[start Source material]
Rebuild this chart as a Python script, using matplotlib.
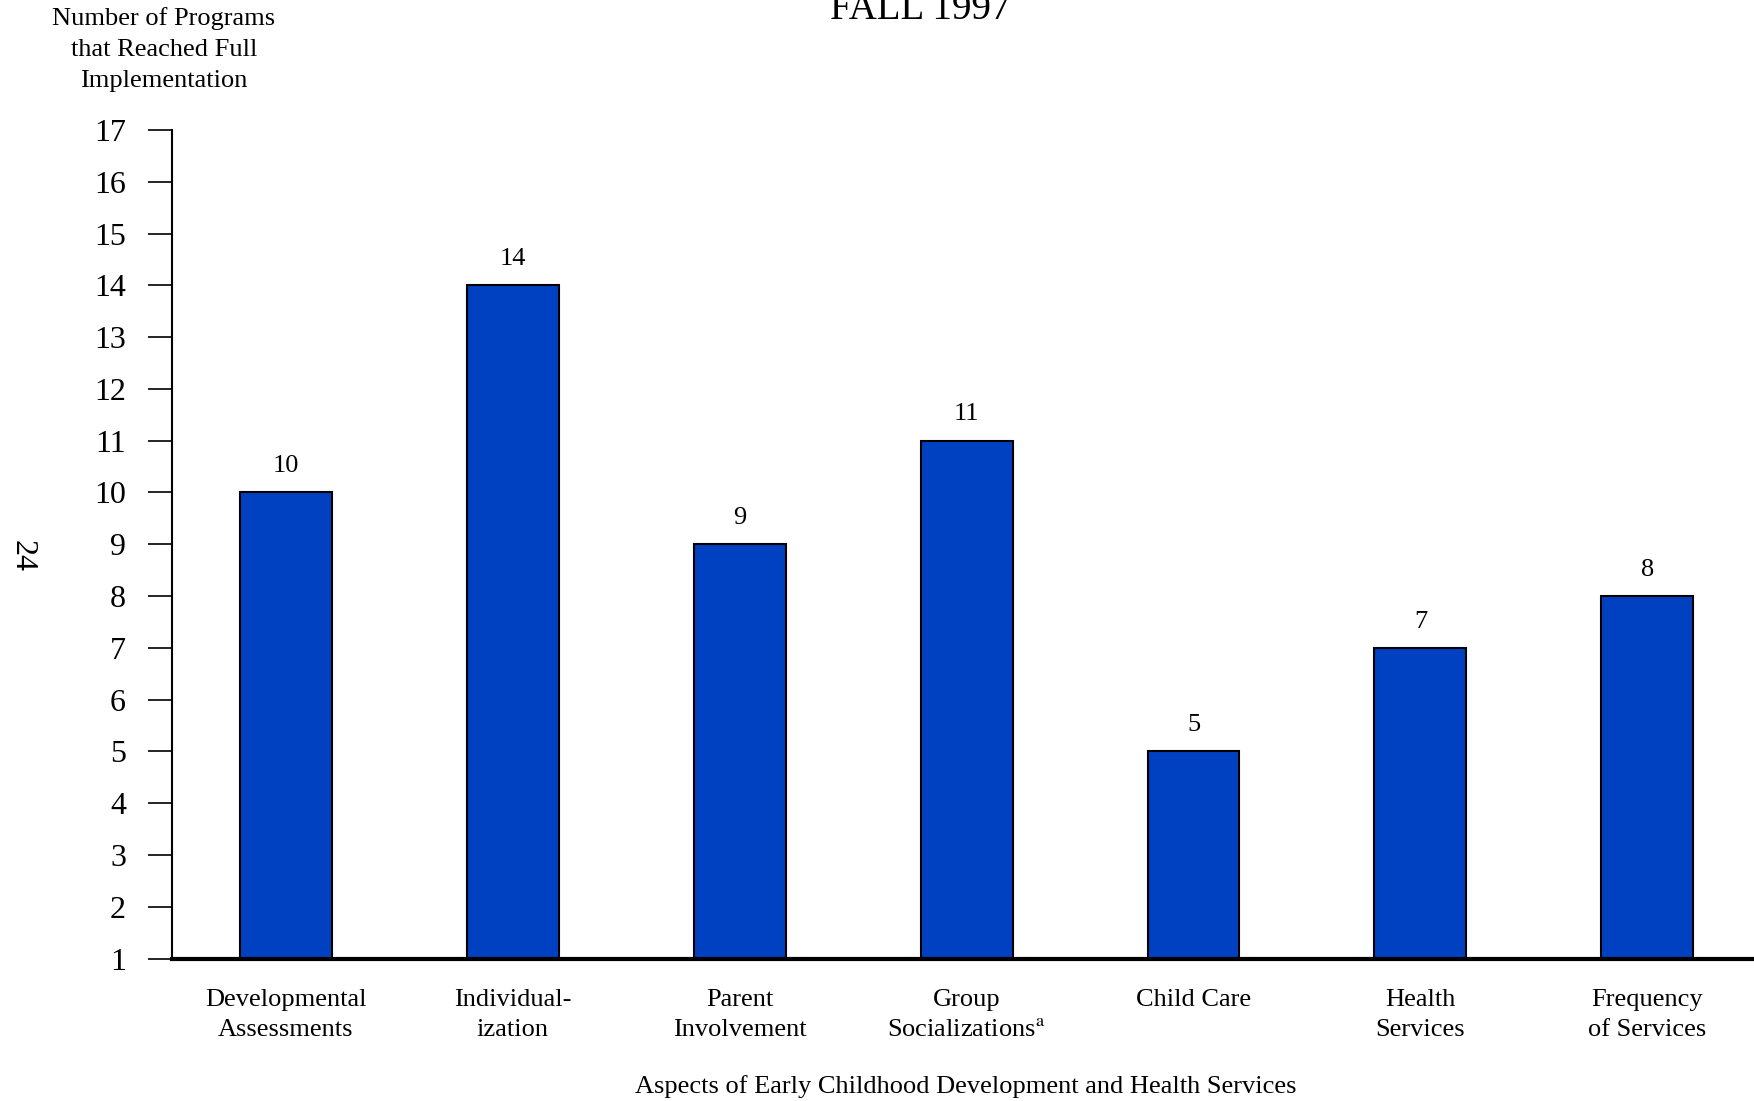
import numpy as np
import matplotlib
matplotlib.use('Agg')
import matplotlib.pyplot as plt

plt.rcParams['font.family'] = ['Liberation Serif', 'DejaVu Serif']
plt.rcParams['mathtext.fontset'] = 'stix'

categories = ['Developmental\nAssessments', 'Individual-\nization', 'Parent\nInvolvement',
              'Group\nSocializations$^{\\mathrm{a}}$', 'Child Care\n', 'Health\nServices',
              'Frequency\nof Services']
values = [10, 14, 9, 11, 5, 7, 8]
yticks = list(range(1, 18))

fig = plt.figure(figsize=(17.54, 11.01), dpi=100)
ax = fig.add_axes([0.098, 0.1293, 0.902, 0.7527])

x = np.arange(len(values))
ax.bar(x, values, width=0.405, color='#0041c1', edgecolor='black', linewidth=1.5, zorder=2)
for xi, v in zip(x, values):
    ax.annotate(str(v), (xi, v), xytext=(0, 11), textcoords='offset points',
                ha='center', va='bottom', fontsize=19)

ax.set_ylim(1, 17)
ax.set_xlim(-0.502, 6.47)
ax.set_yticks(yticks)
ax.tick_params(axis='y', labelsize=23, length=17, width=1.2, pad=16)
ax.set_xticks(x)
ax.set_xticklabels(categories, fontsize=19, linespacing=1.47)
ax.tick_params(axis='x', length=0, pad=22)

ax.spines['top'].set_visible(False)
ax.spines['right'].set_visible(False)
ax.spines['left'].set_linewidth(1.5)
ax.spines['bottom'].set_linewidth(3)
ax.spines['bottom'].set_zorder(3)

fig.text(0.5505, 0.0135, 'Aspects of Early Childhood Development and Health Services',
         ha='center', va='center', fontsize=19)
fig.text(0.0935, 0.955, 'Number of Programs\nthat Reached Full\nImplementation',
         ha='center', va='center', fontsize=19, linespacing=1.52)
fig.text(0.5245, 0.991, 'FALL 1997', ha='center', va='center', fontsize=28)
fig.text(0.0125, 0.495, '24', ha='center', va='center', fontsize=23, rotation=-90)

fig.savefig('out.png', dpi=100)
[end Source material]
Starting at the top of the listing above, please restate word for word each line up to and including the one that holds "plt.rcParams['mathtext.fontset'] = 'stix'", omitting every image.

Rebuild this chart as a Python script, using matplotlib.
import numpy as np
import matplotlib
matplotlib.use('Agg')
import matplotlib.pyplot as plt

plt.rcParams['font.family'] = ['Liberation Serif', 'DejaVu Serif']
plt.rcParams['mathtext.fontset'] = 'stix'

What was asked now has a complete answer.